Эрик тут же спросил:
— У вас есть радиоконтакт с ними?
— Не у меня. Они на связи с…
Йона замолчал на полуслове, увидев салфетку, качавшуюся на танцующем гномике. Из-под бумажного края торчали коричневые пластмассовые сапоги. Симоне отвернулась и затряслась от смеха, или рыданий, или того и другого сразу. Как будто поперхнулась. Эрик встал и торопливо потащил жену прочь.
— Пусти, — выговорила она между спазмами.
— Я тебе просто помогу. Пойдем, выйдем.
Они открыли дверь на балкон и постояли на холодном воздухе.
— Теперь лучше. Спасибо, — прошептала она.
Эрик стряхнул снег с перил и положил ее холодное запястье на холодный металл.
— Как быстро стало лучше, — повторила Симоне. — Быстро… лучше.
Она закрыла глаза и пошатнулась. Эрик подхватил ее. Увидел, как Йона ищет их взглядом в кафетерии.
— Ну как? — спросил Эрик.
Она, прищурившись, посмотрела на него.
— Никто не верит мне, когда я говорю, что устала.
— Я тоже устал, я тебе верю.
— У тебя с собой таблетки?
— С собой, — ответил он, даже не думая оправдываться.
У Симоне искривилось лицо, и Эрик вдруг почувствовал, как по его щекам текут теплые слезы. Может быть, это из-за того, что он покончил с таблетками; исчезла броня, он стал беззащитным, уязвимым.
— Все это время, — выговорил он трясущимися губами, — я думал только об одном: не допустить, чтобы он умер.
Они стояли обнявшись, совершенно неподвижно. На них падали большие мохнатые снежинки. Вдали с натужным гулом взлетел отливающий серым самолет. Когда Йона постучал в балконное стекло, оба вздрогнули. Эрик открыл, и Йона вышел к ним. Откашлялся.
— Думаю, вам надо знать: мы идентифицировали тело, которое нашли у Лидии в саду.
— И кто это?
— Это не ее ребенок… мальчик пропал из семьи тринадцать лет назад.
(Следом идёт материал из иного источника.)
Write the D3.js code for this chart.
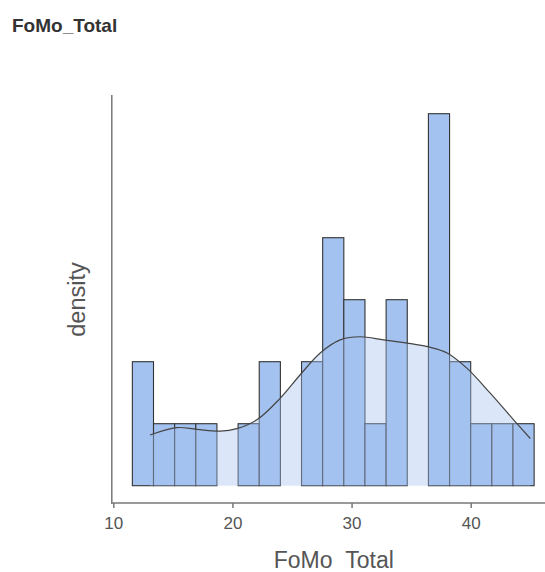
<!DOCTYPE html>
<html>
<head>
<meta charset="utf-8">
<script src="https://cdn.jsdelivr.net/npm/d3@7"></script>
<style>
  html, body { margin: 0; padding: 0; background: #fff; }
  svg { display: block; }
</style>
</head>
<body>
<svg id="chart" width="545" height="572"></svg>
<script>
// ---- data ----
const title = "FoMo_Total";
const xLabel = "FoMo_Total";
const yLabel = "density";
const binStart = 11.6;
const binWidth = 1.775;
const binCounts = [2, 1, 1, 1, 0, 1, 2, 0, 2, 4, 3, 1, 3, 0, 6, 2, 1, 1, 1];
const xTicks = [10, 20, 30, 40];
const densityX = [13.08, 15.33, 17.0, 18.97, 20.37, 22.05, 24.0, 25.69, 27.37, 29.05, 30.73, 32.69, 34.65, 36.47, 38.02, 39.7, 41.66, 43.6, 45.0];
const densityY = [0.0144, 0.0165, 0.0160, 0.0155, 0.0162, 0.0187, 0.0248, 0.0315, 0.0377, 0.0414, 0.0423, 0.0414, 0.0405, 0.0394, 0.0377, 0.0333, 0.0262, 0.0187, 0.0134];

// ---- layout ----
const svg = d3.select("#chart");
const n = d3.sum(binCounts);
const bins = binCounts.map((c, i) => ({
  x0: binStart + i * binWidth,
  x1: binStart + (i + 1) * binWidth,
  d: c / (n * binWidth)
}));

const x = d3.scaleLinear().domain([10, 40]).range([113.3, 470.7]);
const y = d3.scaleLinear().domain([0, 0.11]).range([485.7, 485.7 - 0.11 * n * binWidth * 62]);

const barColor = "#a4c2ef";
const ink = "#333333";
const font = "Liberation Sans, Arial, sans-serif";

// clip for the x label (bottom edge of the panel cuts the underscore)
svg.append("defs").append("clipPath").attr("id", "labclip")
  .append("rect").attr("x", 0).attr("y", 530).attr("width", 545).attr("height", 39.5);

// title
svg.append("text")
  .attr("x", 12).attr("y", 32)
  .attr("font-family", font)
  .attr("font-weight", "bold")
  .attr("font-size", 19)
  .attr("fill", "#333")
  .text(title);

// bars
svg.append("g").selectAll("rect").data(bins).join("rect")
  .filter(b => b.d > 0)
  .attr("x", b => x(b.x0))
  .attr("y", b => y(b.d))
  .attr("width", b => x(b.x1) - x(b.x0))
  .attr("height", b => y(0) - y(b.d))
  .attr("fill", barColor)
  .attr("stroke", ink)
  .attr("stroke-width", 1.1);

// density
const pts = densityX.map((v, i) => [v, densityY[i]]);
const area = d3.area()
  .x(p => x(p[0])).y0(y(0)).y1(p => y(p[1]))
  .curve(d3.curveCatmullRom);
const line = d3.line()
  .x(p => x(p[0])).y(p => y(p[1]))
  .curve(d3.curveCatmullRom);

svg.append("path").attr("d", area(pts))
  .attr("fill", barColor).attr("fill-opacity", 0.4);
svg.append("path").attr("d", line(pts))
  .attr("fill", "none").attr("stroke", "#444").attr("stroke-width", 1.2);

// axes
const axisColor = "#777";
svg.append("line")
  .attr("x1", 111.8).attr("x2", 111.8).attr("y1", 95).attr("y2", 503.5)
  .attr("stroke", axisColor).attr("stroke-width", 1.5);
svg.append("line")
  .attr("x1", 111).attr("x2", 545).attr("y1", 503).attr("y2", 503)
  .attr("stroke", axisColor).attr("stroke-width", 1.5);

const xAxis = d3.axisBottom(x).tickValues(xTicks).tickSize(5).tickPadding(9).tickFormat(d3.format("d"));
const gx = svg.append("g").attr("transform", "translate(0,503)").call(xAxis);
gx.select(".domain").remove();
gx.selectAll(".tick line").attr("stroke", axisColor).attr("stroke-width", 1.5);
gx.selectAll(".tick text")
  .attr("fill", "#555")
  .attr("font-family", font)
  .attr("font-size", 17);

// axis labels
svg.append("text")
  .attr("x", 333.8).attr("y", 568)
  .attr("text-anchor", "middle")
  .attr("font-family", font)
  .attr("font-size", 23)
  .attr("fill", "#555")
  .attr("clip-path", "url(#labclip)")
  .text(xLabel);

svg.append("text")
  .attr("transform", "translate(85,299.5) rotate(-90)")
  .attr("text-anchor", "middle")
  .attr("font-family", font)
  .attr("font-size", 23.5)
  .attr("fill", "#555")
  .text(yLabel);
</script>
</body>
</html>
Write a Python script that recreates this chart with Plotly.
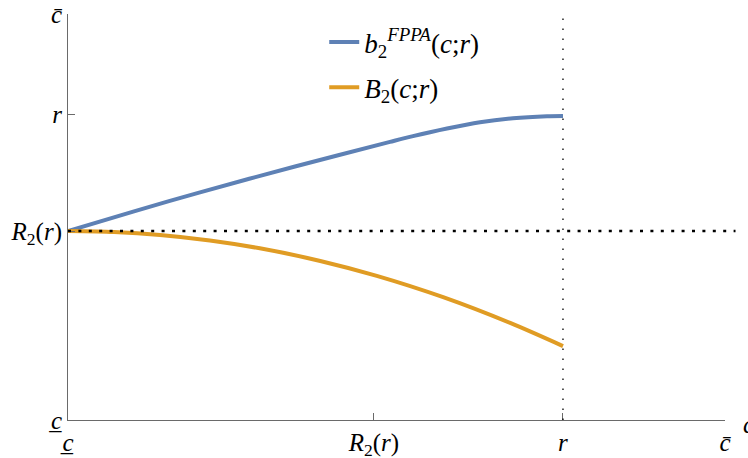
import plotly.graph_objects as go

# data (normalised: lower bound c_ = 0, upper bound c-bar = 1)
c_low, c_high = 0.0, 1.0
R2 = 0.4655
r = 0.7534

blue_x = [0.0, 0.1005, 0.2009, 0.3455, 0.4901, 0.5251, 0.5769, 0.6271, 0.6773, 0.7291, 0.7534]
blue_y = [0.4655, 0.5140, 0.5608, 0.6244, 0.6850, 0.6992, 0.7180, 0.7335, 0.7434, 0.7483, 0.7490]

orange_x = [0.0, 0.07, 0.14, 0.216, 0.292, 0.384, 0.47, 0.571, 0.673, 0.7534]
orange_y = [0.4655, 0.4630, 0.4557, 0.4422, 0.4229, 0.3918, 0.3550, 0.3025, 0.2390, 0.1820]

tick_vals = [c_low, R2, r, c_high]
tick_text = ["<i>c\u0332</i>", "<i>R</i><sub>2</sub>(<i>r</i>)", "<i>r</i>", "<i>c\u0304</i>"]

BLUE = "rgb(94,129,181)"
ORANGE = "rgb(224,156,36)"
FONT = "Liberation Serif, Times New Roman, serif"

fig = go.Figure()
fig.add_trace(go.Scatter(x=blue_x, y=blue_y, mode="lines", line=dict(color=BLUE, width=4, shape="spline", smoothing=0.8),
                         legendgroup="a",
                         name="<i>b</i><sub>2</sub><sup><i>FPPA</i></sup>(<i>c</i>;<i>r</i>)"))
fig.add_trace(go.Scatter(x=orange_x, y=orange_y, mode="lines", line=dict(color=ORANGE, width=4, shape="spline", smoothing=0.8),
                         legendgroup="b",
                         name="<i>B</i><sub>2</sub>(<i>c</i>;<i>r</i>)"))

# reference lines
fig.add_shape(type="line", xref="paper", yref="y", x0=0, x1=1.016, y0=R2, y1=R2,
              line=dict(color="black", width=2.5, dash="3px,7.4px"), layer="above")
fig.add_shape(type="line", xref="x", yref="paper", x0=r, x1=r, y0=0, y1=1,
              line=dict(color="black", width=1.3, dash="1.6px,8.4px"), layer="above")

axis_common = dict(range=[0, 1], showgrid=False, zeroline=False, showline=True, linecolor="#6a6a6a",
                   linewidth=1, ticks="inside", ticklen=7, tickcolor="#6a6a6a", tickmode="array",
                   automargin=False,
                   tickvals=tick_vals, ticktext=tick_text, tickfont=dict(family=FONT, size=25, color="black"))
fig.update_xaxes(**axis_common)
fig.update_yaxes(**axis_common)

fig.add_annotation(xref="paper", yref="paper", x=1.024, y=-0.01, xanchor="left", yanchor="middle",
                   text="<i>c</i>", showarrow=False, font=dict(family=FONT, size=25, color="black"))

fig.update_layout(
    width=748, height=458, margin=dict(l=68, r=23, t=14, b=38),
    plot_bgcolor="white", paper_bgcolor="white",
    legend=dict(x=0.39, y=0.99, xanchor="left", yanchor="top", bgcolor="rgba(0,0,0,0)",
                font=dict(family=FONT, size=27, color="black"), tracegroupgap=7),
)

fig.write_html("out.html")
Эрик кивнул и подождал. Йона тяжело вздохнул:
— Остатки экскрементов и мочи показывают, что…
Он покачал головой:
— Показывают, что мальчик прожил там довольно долго, вероятно, три года, прежде чем его лишили жизни.
Комиссар замолчал. С тихим шелестом падал снег, вокруг было темно. Направляясь в небеса, ревел самолет.